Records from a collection
════════════════════

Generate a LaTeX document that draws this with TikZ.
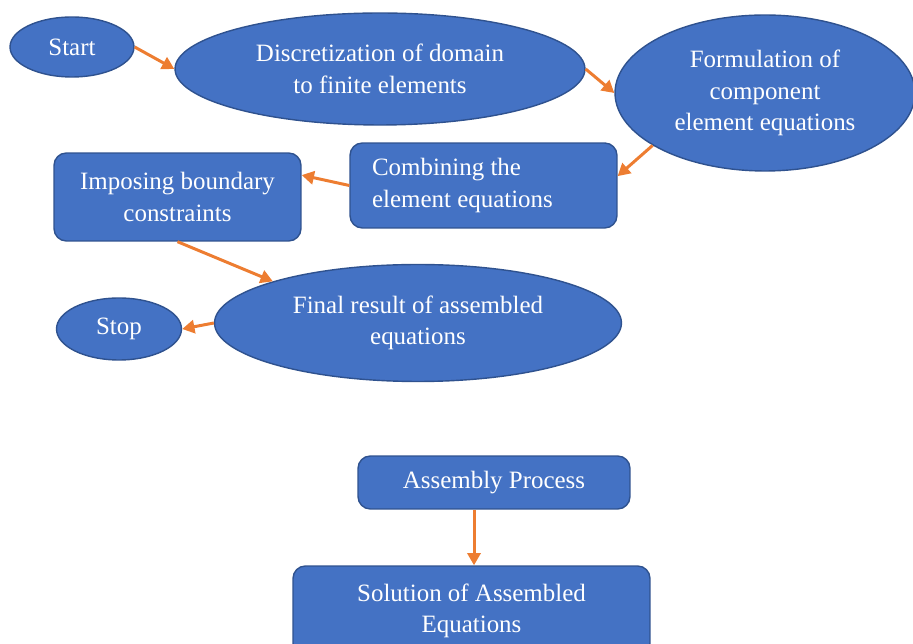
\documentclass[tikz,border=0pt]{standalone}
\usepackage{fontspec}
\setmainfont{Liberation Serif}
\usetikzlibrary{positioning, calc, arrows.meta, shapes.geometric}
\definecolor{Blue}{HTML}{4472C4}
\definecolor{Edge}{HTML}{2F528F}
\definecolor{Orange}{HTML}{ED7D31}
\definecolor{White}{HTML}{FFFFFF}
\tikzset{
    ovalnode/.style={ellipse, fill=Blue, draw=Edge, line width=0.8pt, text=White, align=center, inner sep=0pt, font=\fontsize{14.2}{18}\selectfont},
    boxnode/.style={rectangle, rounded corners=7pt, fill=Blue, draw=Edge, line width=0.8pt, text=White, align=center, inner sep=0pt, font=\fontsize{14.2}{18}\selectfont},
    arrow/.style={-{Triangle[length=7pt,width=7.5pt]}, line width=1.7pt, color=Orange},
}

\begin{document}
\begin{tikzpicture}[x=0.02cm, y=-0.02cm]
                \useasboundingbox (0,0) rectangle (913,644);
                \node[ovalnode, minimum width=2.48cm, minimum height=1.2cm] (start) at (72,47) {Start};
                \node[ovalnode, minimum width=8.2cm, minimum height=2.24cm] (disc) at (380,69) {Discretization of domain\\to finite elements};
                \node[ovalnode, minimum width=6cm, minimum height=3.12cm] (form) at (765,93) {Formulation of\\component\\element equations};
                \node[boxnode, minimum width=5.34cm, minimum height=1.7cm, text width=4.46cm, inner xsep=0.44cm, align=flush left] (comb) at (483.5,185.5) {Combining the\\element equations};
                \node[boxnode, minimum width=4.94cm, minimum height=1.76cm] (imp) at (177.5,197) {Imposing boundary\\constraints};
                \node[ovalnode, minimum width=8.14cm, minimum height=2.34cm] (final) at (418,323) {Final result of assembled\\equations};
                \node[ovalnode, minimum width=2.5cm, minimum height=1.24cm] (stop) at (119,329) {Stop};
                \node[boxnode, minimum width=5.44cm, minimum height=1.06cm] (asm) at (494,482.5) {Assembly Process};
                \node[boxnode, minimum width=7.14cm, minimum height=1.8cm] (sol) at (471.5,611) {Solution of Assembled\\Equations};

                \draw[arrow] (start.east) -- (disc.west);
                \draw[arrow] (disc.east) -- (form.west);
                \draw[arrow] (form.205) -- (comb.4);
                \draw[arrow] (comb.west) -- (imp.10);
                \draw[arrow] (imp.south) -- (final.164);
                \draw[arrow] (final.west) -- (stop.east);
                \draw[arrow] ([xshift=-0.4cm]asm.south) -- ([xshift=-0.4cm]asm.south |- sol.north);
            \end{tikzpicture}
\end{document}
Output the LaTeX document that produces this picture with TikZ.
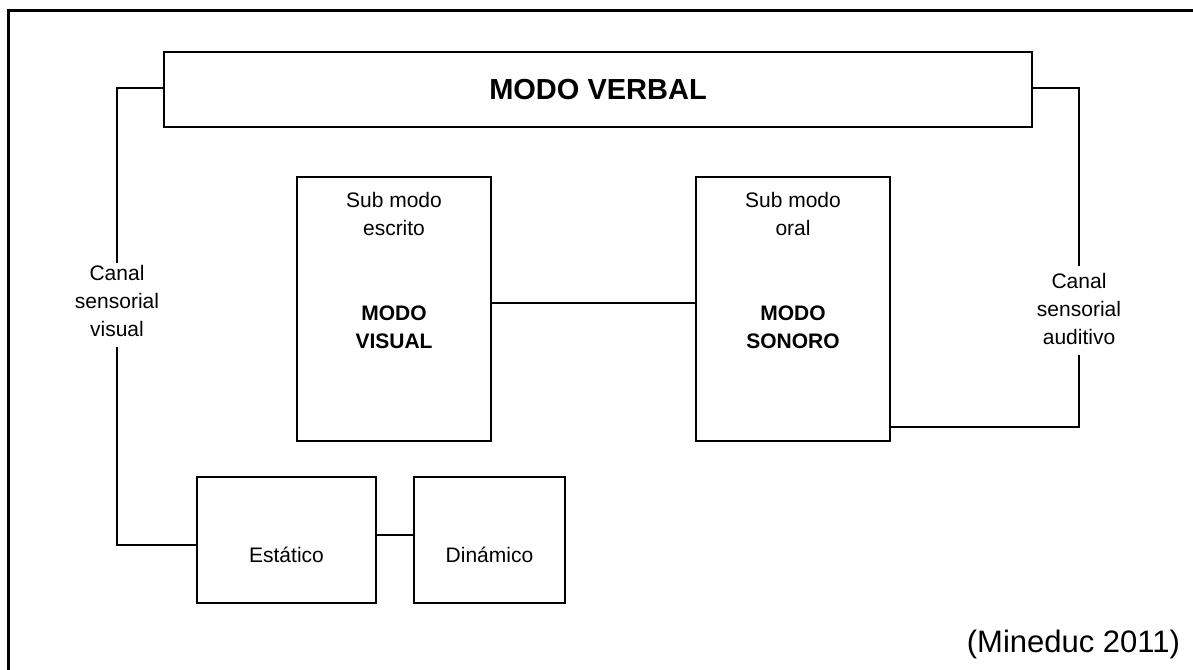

════════════════════

# Written task
Reproduce all of the data exactly, omitting each picture it holds.

# In response
Generate a LaTeX document that draws this with TikZ.
\documentclass[tikz,border=0pt]{standalone}
\usepackage{fontspec}
\setmainfont{Liberation Serif}
\usetikzlibrary{positioning, calc, arrows.meta, shapes.geometric}
\definecolor{Blue}{HTML}{4472C4}
\definecolor{Edge}{HTML}{2F528F}
\definecolor{Orange}{HTML}{ED7D31}
\definecolor{White}{HTML}{FFFFFF}
\tikzset{
    ovalnode/.style={ellipse, fill=Blue, draw=Edge, line width=0.8pt, text=White, align=center, inner sep=0pt, font=\fontsize{14.2}{18}\selectfont},
    boxnode/.style={rectangle, rounded corners=7pt, fill=Blue, draw=Edge, line width=0.8pt, text=White, align=center, inner sep=0pt, font=\fontsize{14.2}{18}\selectfont},
    arrow/.style={-{Triangle[length=7pt,width=7.5pt]}, line width=1.7pt, color=Orange},
}

\begin{document}
\begin{tikzpicture}[x=0.02cm, y=-0.02cm]
                \useasboundingbox (0,0) rectangle (913,644);
                \node[ovalnode, minimum width=2.48cm, minimum height=1.2cm] (start) at (72,47) {Start};
                \node[ovalnode, minimum width=8.2cm, minimum height=2.24cm] (disc) at (380,69) {Discretization of domain\\to finite elements};
                \node[ovalnode, minimum width=6cm, minimum height=3.12cm] (form) at (765,93) {Formulation of\\component\\element equations};
                \node[boxnode, minimum width=5.34cm, minimum height=1.7cm, text width=4.46cm, inner xsep=0.44cm, align=flush left] (comb) at (483.5,185.5) {Combining the\\element equations};
                \node[boxnode, minimum width=4.94cm, minimum height=1.76cm] (imp) at (177.5,197) {Imposing boundary\\constraints};
                \node[ovalnode, minimum width=8.14cm, minimum height=2.34cm] (final) at (418,323) {Final result of assembled\\equations};
                \node[ovalnode, minimum width=2.5cm, minimum height=1.24cm] (stop) at (119,329) {Stop};
                \node[boxnode, minimum width=5.44cm, minimum height=1.06cm] (asm) at (494,482.5) {Assembly Process};
                \node[boxnode, minimum width=7.14cm, minimum height=1.8cm] (sol) at (471.5,611) {Solution of Assembled\\Equations};

                \draw[arrow] (start.east) -- (disc.west);
                \draw[arrow] (disc.east) -- (form.west);
                \draw[arrow] (form.205) -- (comb.4);
                \draw[arrow] (comb.west) -- (imp.10);
                \draw[arrow] (imp.south) -- (final.164);
                \draw[arrow] (final.west) -- (stop.east);
                \draw[arrow] ([xshift=-0.4cm]asm.south) -- ([xshift=-0.4cm]asm.south |- sol.north);
            \end{tikzpicture}
\end{document}
Output the LaTeX document that produces this picture with TikZ.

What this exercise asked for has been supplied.